### Goal of the exercise:
Write out the listing below in full and exactly, leaving out every picture.

========

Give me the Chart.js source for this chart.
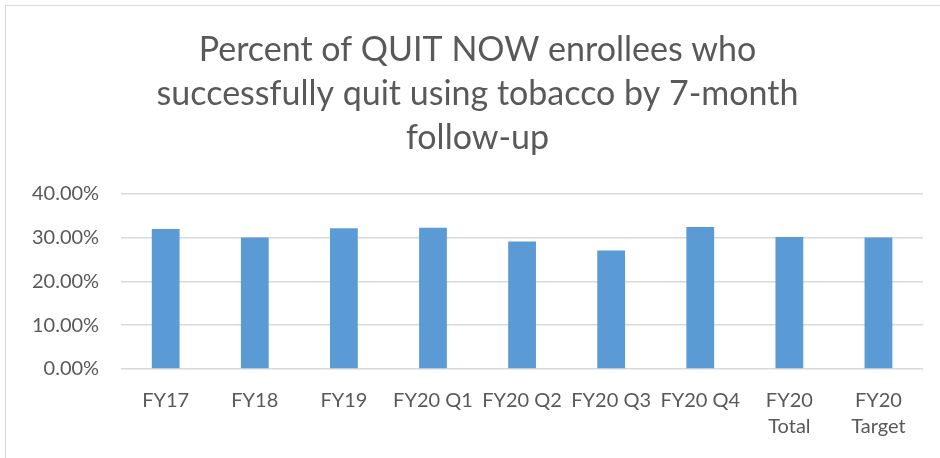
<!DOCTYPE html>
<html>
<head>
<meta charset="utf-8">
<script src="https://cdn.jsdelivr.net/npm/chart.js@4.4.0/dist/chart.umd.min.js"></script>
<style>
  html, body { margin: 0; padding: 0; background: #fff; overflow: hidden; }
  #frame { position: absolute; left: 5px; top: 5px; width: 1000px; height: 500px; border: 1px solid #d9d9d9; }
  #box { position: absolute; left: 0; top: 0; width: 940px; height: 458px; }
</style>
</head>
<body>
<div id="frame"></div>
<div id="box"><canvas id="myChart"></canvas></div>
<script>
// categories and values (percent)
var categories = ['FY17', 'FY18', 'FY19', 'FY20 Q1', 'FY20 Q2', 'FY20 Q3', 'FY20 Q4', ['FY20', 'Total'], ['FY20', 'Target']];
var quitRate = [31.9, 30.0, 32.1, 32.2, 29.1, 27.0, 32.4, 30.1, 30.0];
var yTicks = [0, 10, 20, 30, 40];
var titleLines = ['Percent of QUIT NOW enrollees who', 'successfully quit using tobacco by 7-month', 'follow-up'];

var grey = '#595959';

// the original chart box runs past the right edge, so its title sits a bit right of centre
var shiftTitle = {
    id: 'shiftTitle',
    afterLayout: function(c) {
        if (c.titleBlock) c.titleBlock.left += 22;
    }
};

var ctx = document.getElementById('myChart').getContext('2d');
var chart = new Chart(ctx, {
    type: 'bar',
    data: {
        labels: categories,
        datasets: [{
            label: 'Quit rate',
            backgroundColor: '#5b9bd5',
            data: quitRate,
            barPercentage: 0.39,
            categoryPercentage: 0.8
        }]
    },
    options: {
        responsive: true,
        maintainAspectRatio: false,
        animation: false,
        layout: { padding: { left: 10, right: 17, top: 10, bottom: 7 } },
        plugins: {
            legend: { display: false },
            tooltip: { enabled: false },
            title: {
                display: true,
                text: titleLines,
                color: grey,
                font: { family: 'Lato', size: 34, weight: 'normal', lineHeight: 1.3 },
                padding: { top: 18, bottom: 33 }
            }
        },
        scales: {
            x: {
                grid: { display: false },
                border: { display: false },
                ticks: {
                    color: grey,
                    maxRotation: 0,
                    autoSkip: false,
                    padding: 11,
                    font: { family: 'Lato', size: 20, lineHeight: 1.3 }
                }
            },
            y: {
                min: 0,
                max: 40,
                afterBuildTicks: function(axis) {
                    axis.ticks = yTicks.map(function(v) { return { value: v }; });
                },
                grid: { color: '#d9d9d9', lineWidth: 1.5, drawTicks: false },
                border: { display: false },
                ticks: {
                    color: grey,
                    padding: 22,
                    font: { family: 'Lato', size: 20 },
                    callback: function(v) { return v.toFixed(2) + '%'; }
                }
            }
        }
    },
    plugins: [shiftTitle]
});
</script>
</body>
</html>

========

### Task solution:
Give me the Chart.js source for this chart.
<!DOCTYPE html>
<html>
<head>
<meta charset="utf-8">
<script src="https://cdn.jsdelivr.net/npm/chart.js@4.4.0/dist/chart.umd.min.js"></script>
<style>
  html, body { margin: 0; padding: 0; background: #fff; overflow: hidden; }
  #frame { position: absolute; left: 5px; top: 5px; width: 1000px; height: 500px; border: 1px solid #d9d9d9; }
  #box { position: absolute; left: 0; top: 0; width: 940px; height: 458px; }
</style>
</head>
<body>
<div id="frame"></div>
<div id="box"><canvas id="myChart"></canvas></div>
<script>
// categories and values (percent)
var categories = ['FY17', 'FY18', 'FY19', 'FY20 Q1', 'FY20 Q2', 'FY20 Q3', 'FY20 Q4', ['FY20', 'Total'], ['FY20', 'Target']];
var quitRate = [31.9, 30.0, 32.1, 32.2, 29.1, 27.0, 32.4, 30.1, 30.0];
var yTicks = [0, 10, 20, 30, 40];
var titleLines = ['Percent of QUIT NOW enrollees who', 'successfully quit using tobacco by 7-month', 'follow-up'];

var grey = '#595959';

// the original chart box runs past the right edge, so its title sits a bit right of centre
var shiftTitle = {
    id: 'shiftTitle',
    afterLayout: function(c) {
        if (c.titleBlock) c.titleBlock.left += 22;
    }
};

var ctx = document.getElementById('myChart').getContext('2d');
var chart = new Chart(ctx, {
    type: 'bar',
    data: {
        labels: categories,
        datasets: [{
            label: 'Quit rate',
            backgroundColor: '#5b9bd5',
            data: quitRate,
            barPercentage: 0.39,
            categoryPercentage: 0.8
        }]
    },
    options: {
        responsive: true,
        maintainAspectRatio: false,
        animation: false,
        layout: { padding: { left: 10, right: 17, top: 10, bottom: 7 } },
        plugins: {
            legend: { display: false },
            tooltip: { enabled: false },
            title: {
                display: true,
                text: titleLines,
                color: grey,
                font: { family: 'Lato', size: 34, weight: 'normal', lineHeight: 1.3 },
                padding: { top: 18, bottom: 33 }
            }
        },
        scales: {
            x: {
                grid: { display: false },
                border: { display: false },
                ticks: {
                    color: grey,
                    maxRotation: 0,
                    autoSkip: false,
                    padding: 11,
                    font: { family: 'Lato', size: 20, lineHeight: 1.3 }
                }
            },
            y: {
                min: 0,
                max: 40,
                afterBuildTicks: function(axis) {
                    axis.ticks = yTicks.map(function(v) { return { value: v }; });
                },
                grid: { color: '#d9d9d9', lineWidth: 1.5, drawTicks: false },
                border: { display: false },
                ticks: {
                    color: grey,
                    padding: 22,
                    font: { family: 'Lato', size: 20 },
                    callback: function(v) { return v.toFixed(2) + '%'; }
                }
            }
        }
    },
    plugins: [shiftTitle]
});
</script>
</body>
</html>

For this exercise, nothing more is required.